» **SUPPLIED MATERIAL**:
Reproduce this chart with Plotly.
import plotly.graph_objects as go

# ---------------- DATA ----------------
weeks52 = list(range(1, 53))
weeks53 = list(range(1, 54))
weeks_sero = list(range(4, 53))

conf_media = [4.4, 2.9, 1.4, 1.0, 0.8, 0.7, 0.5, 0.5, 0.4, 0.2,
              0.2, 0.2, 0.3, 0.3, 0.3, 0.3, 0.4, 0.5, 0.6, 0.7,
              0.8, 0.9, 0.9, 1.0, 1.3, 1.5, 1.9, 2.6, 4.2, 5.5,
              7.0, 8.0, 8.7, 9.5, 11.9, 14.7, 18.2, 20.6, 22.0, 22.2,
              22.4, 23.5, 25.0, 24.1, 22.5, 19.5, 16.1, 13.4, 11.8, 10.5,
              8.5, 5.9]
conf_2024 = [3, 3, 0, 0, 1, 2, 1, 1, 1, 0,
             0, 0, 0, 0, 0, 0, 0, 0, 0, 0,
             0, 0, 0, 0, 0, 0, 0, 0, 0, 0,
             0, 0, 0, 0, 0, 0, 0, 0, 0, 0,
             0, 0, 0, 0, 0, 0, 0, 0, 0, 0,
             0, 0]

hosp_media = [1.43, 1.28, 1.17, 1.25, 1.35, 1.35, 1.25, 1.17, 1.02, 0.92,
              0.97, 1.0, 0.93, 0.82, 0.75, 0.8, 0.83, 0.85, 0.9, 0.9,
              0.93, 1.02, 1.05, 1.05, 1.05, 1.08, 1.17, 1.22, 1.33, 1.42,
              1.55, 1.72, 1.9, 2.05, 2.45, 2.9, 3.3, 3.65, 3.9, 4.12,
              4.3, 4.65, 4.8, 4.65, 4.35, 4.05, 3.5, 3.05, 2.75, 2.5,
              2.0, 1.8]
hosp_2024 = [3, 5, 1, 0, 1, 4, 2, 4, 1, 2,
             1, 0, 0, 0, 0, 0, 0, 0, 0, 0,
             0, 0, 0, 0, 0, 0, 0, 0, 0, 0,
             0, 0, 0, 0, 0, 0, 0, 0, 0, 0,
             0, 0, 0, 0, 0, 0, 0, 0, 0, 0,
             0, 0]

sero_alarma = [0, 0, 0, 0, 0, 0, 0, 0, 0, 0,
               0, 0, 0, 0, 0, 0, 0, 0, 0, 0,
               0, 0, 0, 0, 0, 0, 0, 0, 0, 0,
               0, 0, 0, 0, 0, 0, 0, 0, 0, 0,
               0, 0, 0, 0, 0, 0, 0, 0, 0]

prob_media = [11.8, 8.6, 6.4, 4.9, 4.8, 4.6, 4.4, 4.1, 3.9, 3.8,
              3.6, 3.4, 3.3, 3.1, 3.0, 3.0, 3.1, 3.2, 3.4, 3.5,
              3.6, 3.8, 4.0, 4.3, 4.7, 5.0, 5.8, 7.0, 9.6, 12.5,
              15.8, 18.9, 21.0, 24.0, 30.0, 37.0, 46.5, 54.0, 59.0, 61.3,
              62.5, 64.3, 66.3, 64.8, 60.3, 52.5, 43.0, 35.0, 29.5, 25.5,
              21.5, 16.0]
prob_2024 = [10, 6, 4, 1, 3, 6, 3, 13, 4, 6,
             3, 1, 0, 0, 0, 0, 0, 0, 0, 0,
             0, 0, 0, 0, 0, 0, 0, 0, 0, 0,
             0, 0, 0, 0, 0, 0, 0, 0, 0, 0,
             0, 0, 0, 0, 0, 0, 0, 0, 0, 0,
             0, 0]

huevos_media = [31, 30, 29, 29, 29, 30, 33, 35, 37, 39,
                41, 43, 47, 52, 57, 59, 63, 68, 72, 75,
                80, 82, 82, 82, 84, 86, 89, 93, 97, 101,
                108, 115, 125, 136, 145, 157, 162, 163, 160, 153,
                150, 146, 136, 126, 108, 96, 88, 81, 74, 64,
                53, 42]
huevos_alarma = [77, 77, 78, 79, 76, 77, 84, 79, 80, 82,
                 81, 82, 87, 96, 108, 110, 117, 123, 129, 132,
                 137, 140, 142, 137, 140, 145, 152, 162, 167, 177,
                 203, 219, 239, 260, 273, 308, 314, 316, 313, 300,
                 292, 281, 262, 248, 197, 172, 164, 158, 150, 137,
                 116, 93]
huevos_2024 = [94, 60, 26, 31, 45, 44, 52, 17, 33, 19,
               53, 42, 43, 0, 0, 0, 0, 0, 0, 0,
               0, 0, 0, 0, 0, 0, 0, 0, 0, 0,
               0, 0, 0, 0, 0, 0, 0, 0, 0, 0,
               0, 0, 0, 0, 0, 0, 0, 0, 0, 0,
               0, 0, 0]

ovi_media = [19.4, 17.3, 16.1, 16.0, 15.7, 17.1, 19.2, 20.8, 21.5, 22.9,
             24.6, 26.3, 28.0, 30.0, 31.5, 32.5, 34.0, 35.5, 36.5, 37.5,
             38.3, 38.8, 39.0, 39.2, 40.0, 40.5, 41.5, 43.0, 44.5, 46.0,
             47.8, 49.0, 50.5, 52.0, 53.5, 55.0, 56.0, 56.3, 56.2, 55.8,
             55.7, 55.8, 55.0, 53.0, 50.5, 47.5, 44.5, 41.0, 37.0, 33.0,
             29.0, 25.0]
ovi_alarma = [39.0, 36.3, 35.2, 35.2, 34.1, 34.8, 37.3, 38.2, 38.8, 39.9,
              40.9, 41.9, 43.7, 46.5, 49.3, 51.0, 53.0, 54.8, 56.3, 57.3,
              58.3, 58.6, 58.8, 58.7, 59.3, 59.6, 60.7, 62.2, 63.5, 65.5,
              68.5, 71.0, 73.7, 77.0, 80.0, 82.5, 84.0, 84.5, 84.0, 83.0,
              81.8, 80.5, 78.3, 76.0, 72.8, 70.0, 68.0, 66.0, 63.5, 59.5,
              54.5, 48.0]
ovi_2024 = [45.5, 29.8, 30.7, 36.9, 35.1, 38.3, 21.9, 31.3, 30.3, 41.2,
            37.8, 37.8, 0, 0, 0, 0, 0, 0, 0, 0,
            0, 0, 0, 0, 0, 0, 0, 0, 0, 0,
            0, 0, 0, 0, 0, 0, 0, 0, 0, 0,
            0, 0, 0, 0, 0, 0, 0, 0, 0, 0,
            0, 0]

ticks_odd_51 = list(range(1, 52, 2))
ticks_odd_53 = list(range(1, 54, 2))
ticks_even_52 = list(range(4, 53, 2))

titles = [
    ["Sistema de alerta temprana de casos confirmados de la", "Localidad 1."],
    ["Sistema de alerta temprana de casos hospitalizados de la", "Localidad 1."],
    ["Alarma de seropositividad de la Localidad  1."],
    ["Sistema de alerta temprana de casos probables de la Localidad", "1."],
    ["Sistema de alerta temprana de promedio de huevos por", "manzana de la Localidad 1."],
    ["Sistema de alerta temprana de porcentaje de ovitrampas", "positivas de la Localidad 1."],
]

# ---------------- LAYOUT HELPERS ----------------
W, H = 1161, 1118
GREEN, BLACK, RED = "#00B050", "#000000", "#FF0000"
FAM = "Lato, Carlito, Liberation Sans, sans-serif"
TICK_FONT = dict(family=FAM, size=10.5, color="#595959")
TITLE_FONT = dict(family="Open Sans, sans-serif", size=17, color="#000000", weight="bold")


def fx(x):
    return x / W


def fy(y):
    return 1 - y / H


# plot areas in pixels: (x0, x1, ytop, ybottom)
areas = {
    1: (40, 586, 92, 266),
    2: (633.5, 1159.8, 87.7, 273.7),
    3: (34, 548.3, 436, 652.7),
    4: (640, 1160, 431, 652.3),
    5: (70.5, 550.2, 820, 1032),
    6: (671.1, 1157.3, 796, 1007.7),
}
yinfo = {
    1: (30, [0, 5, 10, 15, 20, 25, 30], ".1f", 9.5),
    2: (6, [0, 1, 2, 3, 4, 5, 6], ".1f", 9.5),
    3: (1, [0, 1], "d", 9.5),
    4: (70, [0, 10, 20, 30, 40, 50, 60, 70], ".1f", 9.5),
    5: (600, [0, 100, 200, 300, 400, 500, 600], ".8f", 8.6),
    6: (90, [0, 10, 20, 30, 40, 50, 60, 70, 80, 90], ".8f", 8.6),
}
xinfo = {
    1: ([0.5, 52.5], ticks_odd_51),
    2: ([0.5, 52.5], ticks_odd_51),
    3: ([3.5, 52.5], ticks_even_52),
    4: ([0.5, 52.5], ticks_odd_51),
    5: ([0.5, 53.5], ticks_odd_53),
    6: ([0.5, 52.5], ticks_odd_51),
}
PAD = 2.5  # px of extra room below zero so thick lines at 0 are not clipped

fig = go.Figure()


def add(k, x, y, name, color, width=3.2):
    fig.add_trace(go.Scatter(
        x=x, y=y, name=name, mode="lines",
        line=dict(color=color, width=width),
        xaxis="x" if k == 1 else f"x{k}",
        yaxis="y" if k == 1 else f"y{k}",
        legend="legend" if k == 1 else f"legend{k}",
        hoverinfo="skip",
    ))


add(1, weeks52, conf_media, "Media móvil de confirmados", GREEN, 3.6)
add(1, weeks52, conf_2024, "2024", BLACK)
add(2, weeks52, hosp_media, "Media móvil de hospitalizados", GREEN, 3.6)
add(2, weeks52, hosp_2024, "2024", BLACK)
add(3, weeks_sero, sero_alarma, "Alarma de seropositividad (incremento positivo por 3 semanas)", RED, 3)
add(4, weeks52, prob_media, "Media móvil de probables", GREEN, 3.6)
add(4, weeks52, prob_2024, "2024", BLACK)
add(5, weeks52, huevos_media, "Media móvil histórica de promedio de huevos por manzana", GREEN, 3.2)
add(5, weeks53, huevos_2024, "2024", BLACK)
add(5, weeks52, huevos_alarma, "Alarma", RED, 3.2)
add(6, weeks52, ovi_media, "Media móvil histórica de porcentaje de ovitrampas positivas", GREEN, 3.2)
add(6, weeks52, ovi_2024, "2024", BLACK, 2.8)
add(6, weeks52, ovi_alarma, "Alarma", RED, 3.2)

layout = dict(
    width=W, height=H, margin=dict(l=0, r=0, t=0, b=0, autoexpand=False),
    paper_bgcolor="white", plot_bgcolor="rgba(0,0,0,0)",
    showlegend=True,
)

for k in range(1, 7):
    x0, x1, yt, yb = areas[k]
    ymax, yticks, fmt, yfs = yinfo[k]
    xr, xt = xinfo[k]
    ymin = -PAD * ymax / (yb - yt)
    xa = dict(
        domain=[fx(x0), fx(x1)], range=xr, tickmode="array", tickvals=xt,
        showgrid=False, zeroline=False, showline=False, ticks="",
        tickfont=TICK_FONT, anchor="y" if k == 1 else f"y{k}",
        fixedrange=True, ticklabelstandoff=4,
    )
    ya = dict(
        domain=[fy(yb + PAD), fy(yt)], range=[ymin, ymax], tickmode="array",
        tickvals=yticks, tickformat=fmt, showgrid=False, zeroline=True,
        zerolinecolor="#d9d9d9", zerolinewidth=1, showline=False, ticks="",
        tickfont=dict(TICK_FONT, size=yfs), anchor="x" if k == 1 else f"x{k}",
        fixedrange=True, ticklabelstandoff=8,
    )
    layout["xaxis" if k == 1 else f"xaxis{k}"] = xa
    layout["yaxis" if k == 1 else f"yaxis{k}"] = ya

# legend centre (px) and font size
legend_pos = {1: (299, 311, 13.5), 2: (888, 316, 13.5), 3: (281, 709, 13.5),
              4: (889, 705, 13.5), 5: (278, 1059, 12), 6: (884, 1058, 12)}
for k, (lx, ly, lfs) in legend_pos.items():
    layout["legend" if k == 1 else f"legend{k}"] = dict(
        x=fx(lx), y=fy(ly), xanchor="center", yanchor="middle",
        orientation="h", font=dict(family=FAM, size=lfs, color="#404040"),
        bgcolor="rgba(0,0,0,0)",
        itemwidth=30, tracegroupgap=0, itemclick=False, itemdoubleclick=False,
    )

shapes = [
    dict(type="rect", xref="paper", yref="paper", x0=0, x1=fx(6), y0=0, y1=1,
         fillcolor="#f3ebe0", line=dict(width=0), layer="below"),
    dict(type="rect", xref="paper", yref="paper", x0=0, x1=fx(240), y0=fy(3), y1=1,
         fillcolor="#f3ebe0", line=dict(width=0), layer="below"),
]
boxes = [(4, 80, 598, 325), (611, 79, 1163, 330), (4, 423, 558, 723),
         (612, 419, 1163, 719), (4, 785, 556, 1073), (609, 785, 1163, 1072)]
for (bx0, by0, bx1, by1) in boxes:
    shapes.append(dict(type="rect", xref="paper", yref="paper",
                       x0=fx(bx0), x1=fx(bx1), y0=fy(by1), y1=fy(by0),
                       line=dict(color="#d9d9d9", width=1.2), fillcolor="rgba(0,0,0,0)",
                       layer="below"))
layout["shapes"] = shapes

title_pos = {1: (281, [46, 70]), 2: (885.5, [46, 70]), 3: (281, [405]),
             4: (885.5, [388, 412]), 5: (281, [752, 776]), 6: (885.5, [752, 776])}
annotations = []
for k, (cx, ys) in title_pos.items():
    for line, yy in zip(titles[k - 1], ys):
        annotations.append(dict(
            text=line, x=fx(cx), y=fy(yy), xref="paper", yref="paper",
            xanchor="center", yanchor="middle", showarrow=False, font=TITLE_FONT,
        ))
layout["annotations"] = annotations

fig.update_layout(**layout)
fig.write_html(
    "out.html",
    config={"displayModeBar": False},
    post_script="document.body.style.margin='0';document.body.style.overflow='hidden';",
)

» **EXERCISE PROMPT**: Reproduce verbatim only this range: the first line of the material through the line that contains "weeks_sero = list(range(4, 53))", inclusive.

» **RESPONSE TO THIS TASK**:
Reproduce this chart with Plotly.
import plotly.graph_objects as go

# ---------------- DATA ----------------
weeks52 = list(range(1, 53))
weeks53 = list(range(1, 54))
weeks_sero = list(range(4, 53))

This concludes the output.